* _Problem to work on_:
Drop every picture, then transcribe the remaining data exactly.

(Items listed in a dataset)
[START]
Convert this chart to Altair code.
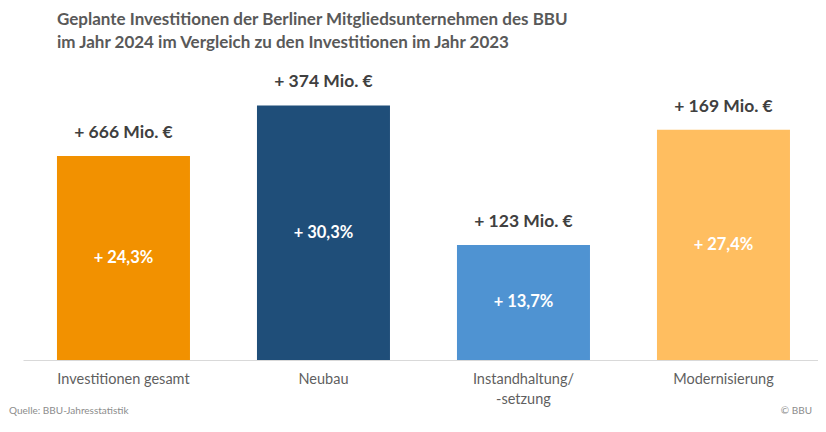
import altair as alt
import pandas as pd

categories = ["Investitionen gesamt", "Neubau", "Instandhaltung/|-setzung", "Modernisierung"]
percent = [24.3, 30.3, 13.7, 27.4]
pct_labels = ["+ 24,3%", "+ 30,3%", "+ 13,7%", "+ 27,4%"]
mio_labels = ["+ 666 Mio. €", "+ 374 Mio. €", "+ 123 Mio. €", "+ 169 Mio. €"]
colors = ["#F29100", "#1F4E79", "#4F93D2", "#FFBE60"]

df = pd.DataFrame({
    "cat": categories,
    "pct": percent,
    "pct_label": pct_labels,
    "mio_label": mio_labels,
    "color": colors,
})
df["half"] = df["pct"] / 2

FONT = "Lato"

x = alt.X("cat:N", sort=categories,
          scale=alt.Scale(paddingInner=0.335, paddingOuter=0.155, align=0.548),
          axis=alt.Axis(title=None, labelAngle=0, ticks=False, domainColor="#D9D9D9",
                        domainWidth=1, labelColor="#5F5F5F", labelFontSize=14.5,
                        labelFont=FONT, labelPadding=12, labelLineHeight=20,
                        labelExpr="split(datum.label, '|')"))
yscale = alt.Scale(domain=[0, 35])

base = alt.Chart(df)

bars = base.mark_bar().encode(
    x=x,
    y=alt.Y("pct:Q", scale=yscale, axis=None),
    color=alt.Color("color:N", scale=None),
)

top_text = base.mark_text(baseline="bottom", dy=-14, fontSize=17.5, fontWeight="bold",
                          color="#404040", font=FONT).encode(
    x=alt.X("cat:N", sort=categories), y=alt.Y("pct:Q", scale=yscale), text="mio_label:N")

mid_text = base.mark_text(baseline="middle", fontSize=16.5, fontWeight="bold",
                          color="white", font=FONT).encode(
    x=alt.X("cat:N", sort=categories), y=alt.Y("half:Q", scale=yscale), text="pct_label:N")

foot = pd.DataFrame({"t": ["Quelle: BBU-Jahresstatistik"]})
foot_l = alt.Chart(foot).mark_text(align="left", baseline="middle", fontSize=10,
                                   color="#8C8C8C", font=FONT).encode(
    x=alt.value(-14), y=alt.value(345), text="t:N")
foot2 = pd.DataFrame({"t": ["© BBU"]})
foot_r = alt.Chart(foot2).mark_text(align="right", baseline="middle", fontSize=10,
                                    color="#8C8C8C", font=FONT).encode(
    x=alt.value(789), y=alt.value(345), text="t:N")

chart = alt.layer(bars, top_text, mid_text, foot_l, foot_r).properties(
    width=795, height=294,
    title=alt.Title(
        ["Geplante Investitionen der Berliner Mitgliedsunternehmen des BBU",
         "im Jahr 2024 im Vergleich zu den Investitionen im Jahr 2023"],
        anchor="start", frame="group", dx=34, fontSize=17, fontWeight="bold",
        color="#595959", font=FONT, lineHeight=23, offset=14),
    autosize=alt.AutoSizeParams(type="none"),
    padding={"left": 15, "top": 58, "right": 0, "bottom": 62},
).configure_view(stroke=None)

chart.save("out.html", embed_options={"renderer": "svg", "actions": False})
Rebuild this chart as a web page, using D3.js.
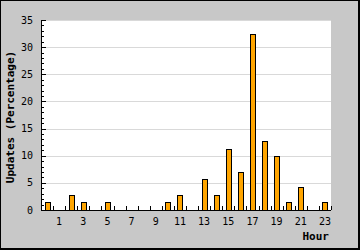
<!DOCTYPE html>
<html><head><meta charset="utf-8">
<script src="https://cdn.jsdelivr.net/npm/d3@7"></script>
<style>html,body{margin:0;padding:0;background:#c8c8c8;}svg{display:block;}</style>
</head><body>
<svg id="c" width="360" height="250"></svg>
<script>
const hours = d3.range(0, 24);
const values = [1.41,0,2.82,1.41,0,1.41,0,0,0,0,1.41,2.82,0,5.63,2.82,11.27,7.04,32.39,12.68,9.86,1.41,4.23,0,1.41];
const xTickLabels = [1,3,5,7,9,11,13,15,17,19,21,23];
const yTicks = [0,5,10,15,20,25,30,35];
const yTitle = "Updates (Percentage)";
const xTitle = "Hour";

const svg = d3.select("#c");
const L = 41, R = 331, T = 20, B = 210;
const mono = "'DejaVu Sans Mono', monospace";

svg.append("rect").attr("x",0.5).attr("y",0.5).attr("width",358).attr("height",248)
  .attr("fill","#c8c8c8").attr("stroke","#000").attr("stroke-width",1);
svg.append("line").attr("x1",359).attr("x2",359).attr("y1",0).attr("y2",250).attr("stroke","#000").attr("stroke-width",2);
svg.append("line").attr("x1",0).attr("x2",360).attr("y1",249).attr("y2",249).attr("stroke","#000").attr("stroke-width",2);

const x = d3.scaleBand().domain(hours).range([L, R]).padding(0);
const y = d3.scaleLinear().domain([0, 35]).range([B, T]);

svg.append("rect").attr("x",L).attr("y",T).attr("width",R-L).attr("height",B-T).attr("fill","#fff");

// gridlines
svg.append("g").selectAll("line").data(yTicks.filter(v=>v>0)).join("line")
  .attr("x1",L).attr("x2",R).attr("y1",d=>Math.round(y(d))+0.5).attr("y2",d=>Math.round(y(d))+0.5)
  .attr("stroke","#d9d9d9").attr("stroke-width",1);

// bars
svg.append("g").selectAll("rect").data(hours.filter(h=>values[h]>0)).join("rect")
  .attr("x",h=>Math.round(x(h)+x.bandwidth()/2-2.5)+0.5)
  .attr("width",5)
  .attr("y",h=>Math.round(y(values[h]))+0.5)
  .attr("height",h=>Math.round(B)-Math.round(y(values[h])))
  .attr("fill","#ffa500").attr("stroke","#000").attr("stroke-width",1);

// y axis minor/major ticks
const ticksAll = d3.range(0, 36);
svg.append("g").selectAll("line").data(ticksAll).join("line")
  .attr("x1",L).attr("x2",d=>d%5===0?L+5:L+3)
  .attr("y1",d=>Math.round(y(d))+0.5).attr("y2",d=>Math.round(y(d))+0.5)
  .attr("stroke","#000");

// x ticks at category boundaries
svg.append("g").selectAll("line").data(d3.range(1,25)).join("line")
  .attr("x1",d=>Math.round(d<24?x(d):R)+0.5).attr("x2",d=>Math.round(d<24?x(d):R)+0.5)
  .attr("y1",B).attr("y2",B-4).attr("stroke","#000");

// axis lines
svg.append("line").attr("x1",L+0.5).attr("x2",L+0.5).attr("y1",T).attr("y2",B+0.5).attr("stroke","#000");
svg.append("line").attr("x1",L).attr("x2",R).attr("y1",B+0.5).attr("y2",B+0.5).attr("stroke","#000");

// y labels
svg.append("g").selectAll("text").data(yTicks).join("text")
  .attr("x",33).attr("y",d=>y(d)+3.6).attr("text-anchor","end")
  .attr("font-family",mono).attr("font-size",10).attr("fill","#000").text(d=>d);

// x labels
svg.append("g").selectAll("text").data(xTickLabels).join("text")
  .attr("x",d=>x(d)+x.bandwidth()/2).attr("y",225).attr("text-anchor","middle")
  .attr("font-family",mono).attr("font-size",10).attr("fill","#000").text(d=>d);

// titles
svg.append("text").attr("transform","translate(14,117) rotate(-90)").attr("text-anchor","middle")
  .attr("font-family",mono).attr("font-weight","bold").attr("font-size",11).text(yTitle);
svg.append("text").attr("x",329).attr("y",240).attr("text-anchor","end")
  .attr("font-family",mono).attr("font-weight","bold").attr("font-size",11).text(xTitle);
</script>
</body></html>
[END]
* _Response below_:
Convert this chart to Altair code.
import altair as alt
import pandas as pd

categories = ["Investitionen gesamt", "Neubau", "Instandhaltung/|-setzung", "Modernisierung"]
percent = [24.3, 30.3, 13.7, 27.4]
pct_labels = ["+ 24,3%", "+ 30,3%", "+ 13,7%", "+ 27,4%"]
mio_labels = ["+ 666 Mio. €", "+ 374 Mio. €", "+ 123 Mio. €", "+ 169 Mio. €"]
colors = ["#F29100", "#1F4E79", "#4F93D2", "#FFBE60"]

df = pd.DataFrame({
    "cat": categories,
    "pct": percent,
    "pct_label": pct_labels,
    "mio_label": mio_labels,
    "color": colors,
})
df["half"] = df["pct"] / 2

FONT = "Lato"

x = alt.X("cat:N", sort=categories,
          scale=alt.Scale(paddingInner=0.335, paddingOuter=0.155, align=0.548),
          axis=alt.Axis(title=None, labelAngle=0, ticks=False, domainColor="#D9D9D9",
                        domainWidth=1, labelColor="#5F5F5F", labelFontSize=14.5,
                        labelFont=FONT, labelPadding=12, labelLineHeight=20,
                        labelExpr="split(datum.label, '|')"))
yscale = alt.Scale(domain=[0, 35])

base = alt.Chart(df)

bars = base.mark_bar().encode(
    x=x,
    y=alt.Y("pct:Q", scale=yscale, axis=None),
    color=alt.Color("color:N", scale=None),
)

top_text = base.mark_text(baseline="bottom", dy=-14, fontSize=17.5, fontWeight="bold",
                          color="#404040", font=FONT).encode(
    x=alt.X("cat:N", sort=categories), y=alt.Y("pct:Q", scale=yscale), text="mio_label:N")

mid_text = base.mark_text(baseline="middle", fontSize=16.5, fontWeight="bold",
                          color="white", font=FONT).encode(
    x=alt.X("cat:N", sort=categories), y=alt.Y("half:Q", scale=yscale), text="pct_label:N")

foot = pd.DataFrame({"t": ["Quelle: BBU-Jahresstatistik"]})
foot_l = alt.Chart(foot).mark_text(align="left", baseline="middle", fontSize=10,
                                   color="#8C8C8C", font=FONT).encode(
    x=alt.value(-14), y=alt.value(345), text="t:N")
foot2 = pd.DataFrame({"t": ["© BBU"]})
foot_r = alt.Chart(foot2).mark_text(align="right", baseline="middle", fontSize=10,
                                    color="#8C8C8C", font=FONT).encode(
    x=alt.value(789), y=alt.value(345), text="t:N")

chart = alt.layer(bars, top_text, mid_text, foot_l, foot_r).properties(
    width=795, height=294,
    title=alt.Title(
        ["Geplante Investitionen der Berliner Mitgliedsunternehmen des BBU",
         "im Jahr 2024 im Vergleich zu den Investitionen im Jahr 2023"],
        anchor="start", frame="group", dx=34, fontSize=17, fontWeight="bold",
        color="#595959", font=FONT, lineHeight=23, offset=14),
    autosize=alt.AutoSizeParams(type="none"),
    padding={"left": 15, "top": 58, "right": 0, "bottom": 62},
).configure_view(stroke=None)

chart.save("out.html", embed_options={"renderer": "svg", "actions": False})
Rebuild this chart as a web page, using D3.js.
<!DOCTYPE html>
<html><head><meta charset="utf-8">
<script src="https://cdn.jsdelivr.net/npm/d3@7"></script>
<style>html,body{margin:0;padding:0;background:#c8c8c8;}svg{display:block;}</style>
</head><body>
<svg id="c" width="360" height="250"></svg>
<script>
const hours = d3.range(0, 24);
const values = [1.41,0,2.82,1.41,0,1.41,0,0,0,0,1.41,2.82,0,5.63,2.82,11.27,7.04,32.39,12.68,9.86,1.41,4.23,0,1.41];
const xTickLabels = [1,3,5,7,9,11,13,15,17,19,21,23];
const yTicks = [0,5,10,15,20,25,30,35];
const yTitle = "Updates (Percentage)";
const xTitle = "Hour";

const svg = d3.select("#c");
const L = 41, R = 331, T = 20, B = 210;
const mono = "'DejaVu Sans Mono', monospace";

svg.append("rect").attr("x",0.5).attr("y",0.5).attr("width",358).attr("height",248)
  .attr("fill","#c8c8c8").attr("stroke","#000").attr("stroke-width",1);
svg.append("line").attr("x1",359).attr("x2",359).attr("y1",0).attr("y2",250).attr("stroke","#000").attr("stroke-width",2);
svg.append("line").attr("x1",0).attr("x2",360).attr("y1",249).attr("y2",249).attr("stroke","#000").attr("stroke-width",2);

const x = d3.scaleBand().domain(hours).range([L, R]).padding(0);
const y = d3.scaleLinear().domain([0, 35]).range([B, T]);

svg.append("rect").attr("x",L).attr("y",T).attr("width",R-L).attr("height",B-T).attr("fill","#fff");

// gridlines
svg.append("g").selectAll("line").data(yTicks.filter(v=>v>0)).join("line")
  .attr("x1",L).attr("x2",R).attr("y1",d=>Math.round(y(d))+0.5).attr("y2",d=>Math.round(y(d))+0.5)
  .attr("stroke","#d9d9d9").attr("stroke-width",1);

// bars
svg.append("g").selectAll("rect").data(hours.filter(h=>values[h]>0)).join("rect")
  .attr("x",h=>Math.round(x(h)+x.bandwidth()/2-2.5)+0.5)
  .attr("width",5)
  .attr("y",h=>Math.round(y(values[h]))+0.5)
  .attr("height",h=>Math.round(B)-Math.round(y(values[h])))
  .attr("fill","#ffa500").attr("stroke","#000").attr("stroke-width",1);

// y axis minor/major ticks
const ticksAll = d3.range(0, 36);
svg.append("g").selectAll("line").data(ticksAll).join("line")
  .attr("x1",L).attr("x2",d=>d%5===0?L+5:L+3)
  .attr("y1",d=>Math.round(y(d))+0.5).attr("y2",d=>Math.round(y(d))+0.5)
  .attr("stroke","#000");

// x ticks at category boundaries
svg.append("g").selectAll("line").data(d3.range(1,25)).join("line")
  .attr("x1",d=>Math.round(d<24?x(d):R)+0.5).attr("x2",d=>Math.round(d<24?x(d):R)+0.5)
  .attr("y1",B).attr("y2",B-4).attr("stroke","#000");

// axis lines
svg.append("line").attr("x1",L+0.5).attr("x2",L+0.5).attr("y1",T).attr("y2",B+0.5).attr("stroke","#000");
svg.append("line").attr("x1",L).attr("x2",R).attr("y1",B+0.5).attr("y2",B+0.5).attr("stroke","#000");

// y labels
svg.append("g").selectAll("text").data(yTicks).join("text")
  .attr("x",33).attr("y",d=>y(d)+3.6).attr("text-anchor","end")
  .attr("font-family",mono).attr("font-size",10).attr("fill","#000").text(d=>d);

// x labels
svg.append("g").selectAll("text").data(xTickLabels).join("text")
  .attr("x",d=>x(d)+x.bandwidth()/2).attr("y",225).attr("text-anchor","middle")
  .attr("font-family",mono).attr("font-size",10).attr("fill","#000").text(d=>d);

// titles
svg.append("text").attr("transform","translate(14,117) rotate(-90)").attr("text-anchor","middle")
  .attr("font-family",mono).attr("font-weight","bold").attr("font-size",11).text(yTitle);
svg.append("text").attr("x",329).attr("y",240).attr("text-anchor","end")
  .attr("font-family",mono).attr("font-weight","bold").attr("font-size",11).text(xTitle);
</script>
</body></html>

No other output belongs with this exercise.